Brahimi met with Russian Deputy Foreign Ministers Gennady Gatilov and Mikhail Bogdanov and U.S. Under Secretary of State for Political Affairs Wendy Sherman in the Swiss city Wednesday to pave the way for a new international conference aimed at ending the spiraling conflict in Syria.

The conference, dubbed Geneva 2, is meant to follow up on an initial Geneva meeting last June 30 that produced a never-implemented power transition plan for Syria.

The initial plan had been for the talks to be held early this month, but Brahimi said the preparations had run into a significant sticking point: "the Syrian component."

The aim, he said, "is to get the Syrian sides, without preconditions, to see how they can implement the communique of June 30... And the Syrian sides are not ready", he said.

"This conference cannot be held without Syrian delegations. The Syrian delegations have not been formed yet," he said in Arabic, according to a U.N. translation.

Russia's Gatilov was more explicit about the difficulties.

"Right now the most complicated issue is perhaps about a list of conference participants," he was quoted as saying by Russian news agencies in Geneva.

"The entire issue is that unlike the government, the Syrian opposition has not decided in principle on the participation in the conference," he said, adding the Syrian opposition also could not agree on who exactly will represent it at the meeting.

He added that Russia, the United Nations and the United States are also disagreeing on the participation of Iran and Saudi Arabia.

"All this still needs to be discussed," he said.

Bogdanov, cited by news agency Itar-Tass, said Iran's participation is viewed as crucial by Moscow.

"It's a matter of principle because the whole composition of the conference should be balanced," he said.

The Syrian regime has agreed in principle to participate in the conference, but Syria's main opposition has refused to attend as long as fighters from Iran and Hizbullah are fighting in Syria alongside Assad's forces.

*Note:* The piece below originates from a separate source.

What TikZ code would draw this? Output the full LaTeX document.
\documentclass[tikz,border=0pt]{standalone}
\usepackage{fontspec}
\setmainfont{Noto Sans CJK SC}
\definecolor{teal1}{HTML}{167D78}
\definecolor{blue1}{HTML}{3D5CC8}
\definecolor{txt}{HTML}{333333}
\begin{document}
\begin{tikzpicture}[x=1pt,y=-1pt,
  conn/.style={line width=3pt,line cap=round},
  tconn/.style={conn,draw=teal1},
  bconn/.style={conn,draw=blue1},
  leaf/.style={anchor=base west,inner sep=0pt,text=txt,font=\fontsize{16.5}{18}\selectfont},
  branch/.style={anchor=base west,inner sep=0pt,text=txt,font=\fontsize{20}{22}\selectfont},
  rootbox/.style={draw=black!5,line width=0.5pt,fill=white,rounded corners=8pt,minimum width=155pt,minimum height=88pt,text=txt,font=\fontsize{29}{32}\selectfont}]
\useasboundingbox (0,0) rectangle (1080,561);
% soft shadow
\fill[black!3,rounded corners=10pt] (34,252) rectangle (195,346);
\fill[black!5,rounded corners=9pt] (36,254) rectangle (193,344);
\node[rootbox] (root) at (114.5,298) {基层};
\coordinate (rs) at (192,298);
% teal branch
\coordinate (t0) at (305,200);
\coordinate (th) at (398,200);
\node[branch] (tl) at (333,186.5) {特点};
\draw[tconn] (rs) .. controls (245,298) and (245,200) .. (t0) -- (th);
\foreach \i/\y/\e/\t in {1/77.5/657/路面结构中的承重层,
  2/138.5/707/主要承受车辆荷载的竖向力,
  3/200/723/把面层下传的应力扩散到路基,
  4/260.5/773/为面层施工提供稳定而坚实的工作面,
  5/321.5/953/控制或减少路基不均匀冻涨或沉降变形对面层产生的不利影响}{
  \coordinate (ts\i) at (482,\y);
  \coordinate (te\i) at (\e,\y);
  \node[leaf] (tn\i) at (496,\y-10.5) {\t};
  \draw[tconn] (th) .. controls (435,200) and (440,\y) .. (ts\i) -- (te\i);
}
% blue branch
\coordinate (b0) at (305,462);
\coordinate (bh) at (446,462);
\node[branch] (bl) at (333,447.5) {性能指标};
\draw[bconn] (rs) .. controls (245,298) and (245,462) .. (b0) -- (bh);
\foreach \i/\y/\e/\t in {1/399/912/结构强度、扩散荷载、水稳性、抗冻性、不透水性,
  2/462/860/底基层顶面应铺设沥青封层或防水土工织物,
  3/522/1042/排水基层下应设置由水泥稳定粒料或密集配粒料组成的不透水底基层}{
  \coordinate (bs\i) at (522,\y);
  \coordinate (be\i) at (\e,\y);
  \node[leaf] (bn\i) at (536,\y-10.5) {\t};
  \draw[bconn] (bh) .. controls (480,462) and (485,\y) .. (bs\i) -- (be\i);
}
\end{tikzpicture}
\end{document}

It has also so far reportedly rejected names put forward by the Syrian regime as possible interlocutors, while continuing to demand Assad's departure.

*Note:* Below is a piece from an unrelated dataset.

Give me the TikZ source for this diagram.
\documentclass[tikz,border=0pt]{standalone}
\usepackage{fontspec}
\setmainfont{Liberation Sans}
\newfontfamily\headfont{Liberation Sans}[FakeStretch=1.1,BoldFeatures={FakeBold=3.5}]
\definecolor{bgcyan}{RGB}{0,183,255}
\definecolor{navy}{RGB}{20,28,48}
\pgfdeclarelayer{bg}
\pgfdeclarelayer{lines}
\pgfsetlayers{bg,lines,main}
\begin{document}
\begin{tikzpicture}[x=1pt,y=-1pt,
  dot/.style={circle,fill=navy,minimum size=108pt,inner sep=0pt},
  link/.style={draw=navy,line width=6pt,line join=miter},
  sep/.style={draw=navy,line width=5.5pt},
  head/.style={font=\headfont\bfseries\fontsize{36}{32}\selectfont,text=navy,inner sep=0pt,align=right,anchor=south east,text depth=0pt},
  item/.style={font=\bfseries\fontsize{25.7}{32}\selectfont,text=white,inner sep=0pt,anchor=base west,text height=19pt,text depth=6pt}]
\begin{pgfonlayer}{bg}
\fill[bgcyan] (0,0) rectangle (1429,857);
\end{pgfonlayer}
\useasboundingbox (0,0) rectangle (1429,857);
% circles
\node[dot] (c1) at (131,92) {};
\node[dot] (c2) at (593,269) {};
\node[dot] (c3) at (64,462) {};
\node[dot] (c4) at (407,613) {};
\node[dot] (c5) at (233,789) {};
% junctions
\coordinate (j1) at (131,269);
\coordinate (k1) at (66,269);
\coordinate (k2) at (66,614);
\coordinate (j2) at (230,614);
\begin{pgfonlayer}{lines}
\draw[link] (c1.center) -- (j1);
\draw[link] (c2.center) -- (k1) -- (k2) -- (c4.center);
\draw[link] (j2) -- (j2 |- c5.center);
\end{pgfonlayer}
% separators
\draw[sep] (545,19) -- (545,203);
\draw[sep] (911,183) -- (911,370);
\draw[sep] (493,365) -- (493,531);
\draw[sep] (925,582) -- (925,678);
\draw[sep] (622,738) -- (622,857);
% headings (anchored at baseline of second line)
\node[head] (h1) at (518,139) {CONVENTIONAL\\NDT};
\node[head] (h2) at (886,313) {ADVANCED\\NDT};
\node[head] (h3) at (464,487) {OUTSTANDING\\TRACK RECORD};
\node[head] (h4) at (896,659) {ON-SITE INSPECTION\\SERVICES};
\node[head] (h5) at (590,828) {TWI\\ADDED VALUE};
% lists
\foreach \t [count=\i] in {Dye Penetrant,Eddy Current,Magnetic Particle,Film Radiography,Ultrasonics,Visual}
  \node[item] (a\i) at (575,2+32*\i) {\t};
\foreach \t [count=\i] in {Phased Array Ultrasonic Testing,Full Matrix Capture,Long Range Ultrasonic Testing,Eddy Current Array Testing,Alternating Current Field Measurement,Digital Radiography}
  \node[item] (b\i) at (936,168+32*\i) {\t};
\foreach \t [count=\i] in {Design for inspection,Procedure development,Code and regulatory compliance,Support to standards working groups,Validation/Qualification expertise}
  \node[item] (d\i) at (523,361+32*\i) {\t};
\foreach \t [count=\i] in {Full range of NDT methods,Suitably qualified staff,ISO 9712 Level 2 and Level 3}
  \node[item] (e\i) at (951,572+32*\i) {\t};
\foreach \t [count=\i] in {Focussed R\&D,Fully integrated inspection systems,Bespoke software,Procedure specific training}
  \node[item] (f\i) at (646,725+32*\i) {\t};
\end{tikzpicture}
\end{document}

A senior U.S. official, who asked not to be named, told reporters that one stumbling block was "the opposition coalition forming itself, naming its representatives, agreeing on a delegation."

But, the official added, there was also "not yet full clarity on who the regime will send and what that delegation will look like."

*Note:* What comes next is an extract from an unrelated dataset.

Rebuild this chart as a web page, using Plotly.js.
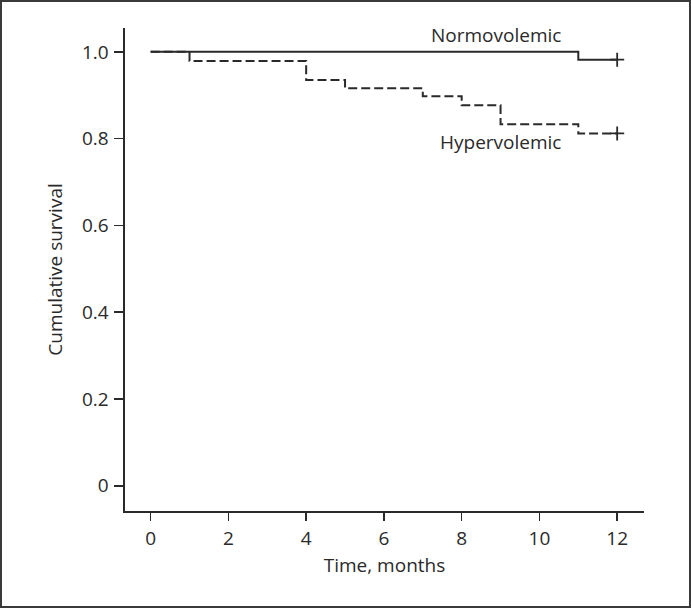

Last year's talks involved top diplomats from the five permanent members of the U.N. Security Council -- the United States, China, Russia, France and Britain -- and representatives of Turkey, the Arab League and the European Union.

This time, Russia is pushing hard for Iran, another key Assad ally, to have some kind of role, despite concerns from the West about including the Islamic republic, which it accuses of shoring up the Syrian regime.

An estimated 94,000 people have died and millions have been displaced in the conflict which erupted when Assad cracked down on a popular uprising in March 2011.

"The situation in Syria is absolutely tragic," Brahimi said, acknowledging that "it is embarrassing for us that we are not capable of building this conference already."

He said a new preparatory meeting would be hosted in Geneva on June 25.